Ceiling tiles crash down on family eating at mall food court

Richmond News


The last thing you expect to happen when you are having lunch at a food court is for the ceiling to fall on you.

But that’s just what happened when Crystal Pisa was eating with her family at the Pacific Plaza food court, at Cambie and Garden City roads.

When Crystal Pisa eating with her family at the Pacific Plaza food court, at Cambie and Garden City roads, the ceiling suddenly fell on them. Photo submitted.

“All of a sudden, the ceiling, the tiles just fell on us. There was water everywhere, food everywhere. We were very shocked and both of my sons started crying,” recalled Pisa.

The tiles were “fairly large,” according to Pisa, and covered the whole table when they landed before breaking off into little pieces.

“When the tiles fell, they fell right across the face of my younger son, aged 3. One hit him on the top of his head, scratching him all down his face, his forehead, his cheek and his nose,” said Pisa.

“My older son was drenched, soaking wet from head to toe, because there was water coming out of the ceiling when the tiles fell.”

A man in charge of the building on the day came to check the scene and talk to the family, but Pisa said his reaction was “disappointing.”

“He didn’t apologize to us, or check if everyone was ok. He was just assessing the situation and gathering information,” said Pisa.

The family reached out to the property manager later and received a short response saying that they were aware of the incident and had passed it on to the insurance company.

“It was very upsetting to us because the response was so cold, it was not reflective of what actually affected our family,” said Pisa.

“Yes, our stuff got damaged, but our children got hurt, and they were so upset for days after.

“It was so upsetting to know that the person managing the building did not even send out an apology or take any type of responsibility.”

Pisa added that it has been weeks and no one has followed up on the case or asked them questions.

Growing up in Richmond and now living in Surrey, Pisa said she and her family felt very comfortable going to places in Richmond until the incident happened.

“Obviously it’s something that’s preventable if they were managing and maintaining the building properly and doing inspections. Roofs don’t just collapse in on public spaces and people,” said Pisa.

“If this is one part of the building, I don’t know what else is going on in the building. It’s scary to think that it could be a lot worse. And we don’t feel safe, also, because we haven’t had a response or explanation for why it happened.

“We hope they are really looking into the incident and correct the issue. We are hoping to prevent further damage to other people.”

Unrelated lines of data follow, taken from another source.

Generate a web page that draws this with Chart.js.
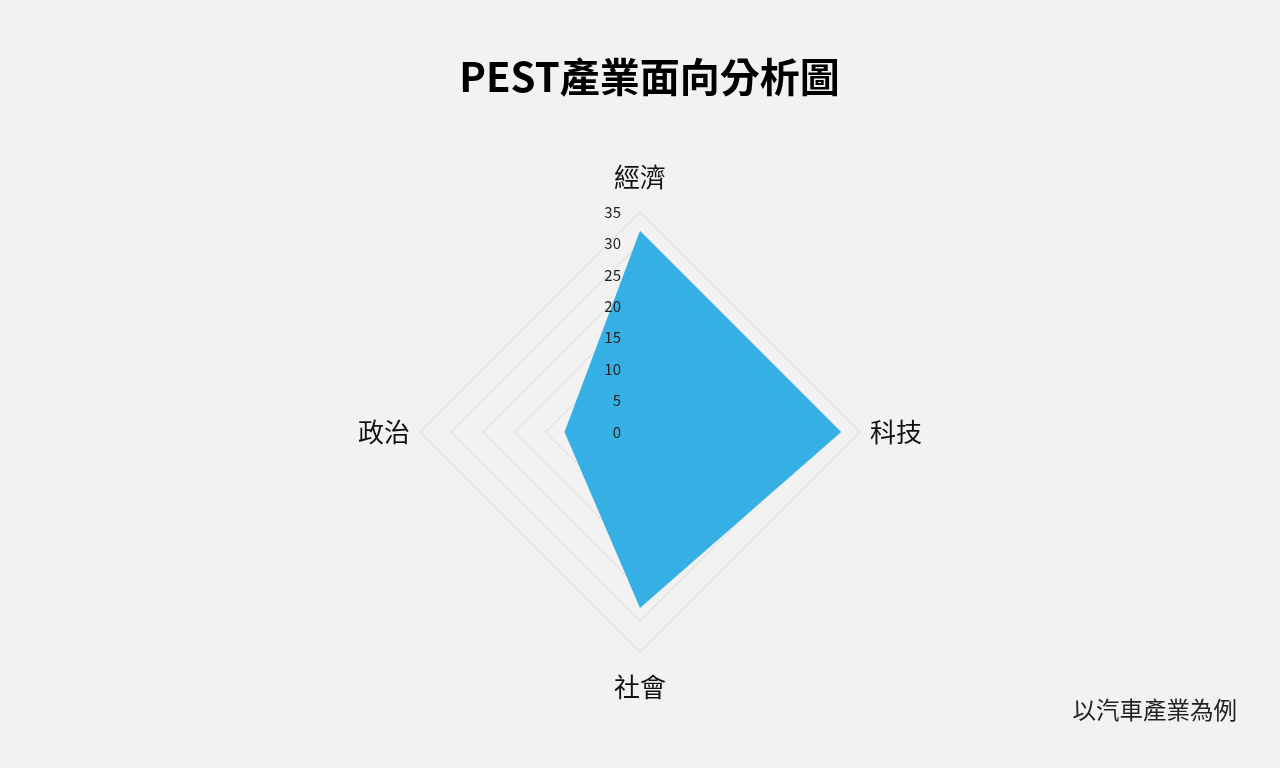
<!DOCTYPE html>
<html><head><meta charset="utf-8">
<script src="https://cdn.jsdelivr.net/npm/chart.js@4.4.0/dist/chart.umd.min.js"></script>
<style>html,body{margin:0;padding:0;background:#f2f2f2;}#wrap{width:1280px;height:768px;position:relative;}</style>
</head><body><div id="wrap"><canvas id="c" width="1280" height="768"></canvas></div>
<script>
const categories = ['經濟', '科技', '社會', '政治'];
const values = [32, 32, 28, 12];
const tickValues = [0, 5, 10, 15, 20, 25, 30, 35];
const titleText = 'PEST產業面向分析圖';
const noteText = '以汽車產業為例';
const FONT = '"Noto Sans CJK TC","Noto Sans CJK SC",sans-serif';

const shadowPlugin = {
  id: 'shadow',
  beforeDatasetDraw(chart) {
    const ctx = chart.ctx; ctx.save();
    ctx.shadowColor = 'rgba(60,80,200,0.8)';
    ctx.shadowBlur = 5; ctx.shadowOffsetX = 3; ctx.shadowOffsetY = 3;
  },
  afterDatasetDraw(chart) { chart.ctx.restore(); }
};
const textPlugin = {
  id: 'texts',
  afterDraw(chart) {
    const s = chart.scales.r, ctx = chart.ctx;
    ctx.save();
    ctx.font = '15px ' + FONT; ctx.fillStyle = '#222';
    ctx.textAlign = 'right'; ctx.textBaseline = 'middle';
    tickValues.forEach(v => {
      const d = s.getDistanceFromCenterForValue(v);
      ctx.fillText(String(v), s.xCenter - 19, s.yCenter - d);
    });
    ctx.font = '23.5px ' + FONT; ctx.fillStyle = '#222';
    ctx.fillText(noteText, 1237, 710);
    ctx.font = 'bold 40px ' + FONT; ctx.fillStyle = '#000';
    ctx.textAlign = 'center';
    ctx.fillText(titleText, 649.5, 77);
    ctx.restore();
  }
};

new Chart(document.getElementById('c'), {
  type: 'radar',
  data: { labels: categories, datasets: [{ data: values, backgroundColor: 'rgb(54,176,228)', borderWidth: 0, pointRadius: 0, fill: true }] },
  options: {
    responsive: false, animation: false,
    layout: { padding: { top: 152, bottom: 56, left: 0, right: 0 } },
    plugins: {
      legend: { display: false }, tooltip: { enabled: false }, title: { display: false }
    },
    scales: { r: {
      min: 0, max: 35,
      ticks: { stepSize: 5, display: false },
      grid: { color: '#d9d9d9', lineWidth: 1 },
      angleLines: { display: false },
      pointLabels: { color: '#111', font: { family: FONT, size: 26, lineHeight: 1.92 }, padding: 10 }
    } }
  },
  plugins: [shadowPlugin, textPlugin]
});
</script></body></html>
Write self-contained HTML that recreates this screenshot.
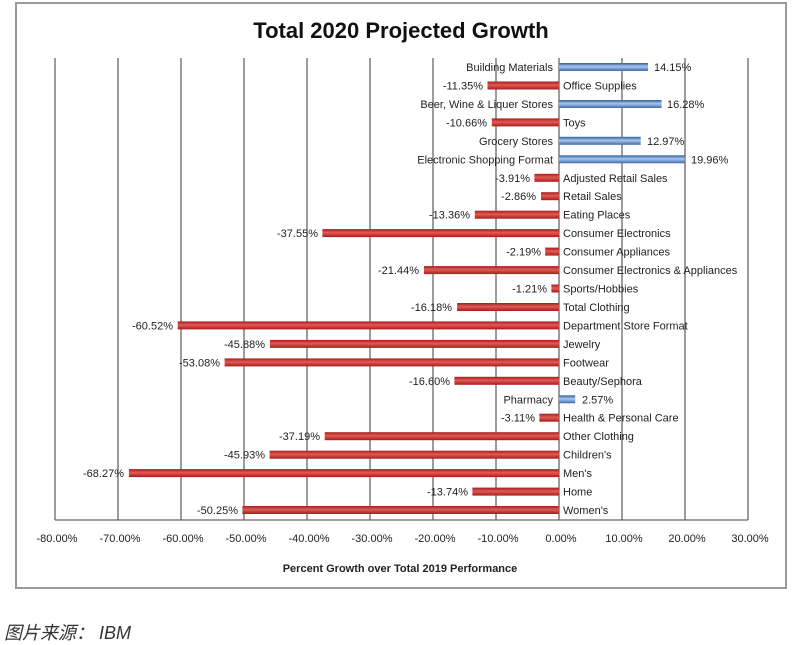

The City of Richmond said it is aware of the incident and that one of their inspectors went to investigate after a witness reported it.

“(It was) due to moisture leaking from the roof membrane above, inundating the tile. It represents a maintenance issue that has no bearing on the quality of construction,” said Ted Townsend, spokesperson for the city.

“The building management was made aware of the issues and expectations for maintenance by the attendant building inspector.”

He said constructions in Richmond are approved through a permitting process, and a building “should be safe regardless of the age” if being approved.

When asked how often buildings are inspected in Richmond, Townsend responded, “inspection schedules vary, depending upon a number of considerations.”

The Richmond News reached out to AA property management, the managers of Pacific Plaza. An employee, who refused to give her name, said no one from the company can respond to the incident and that it has been passed on to the insurance company.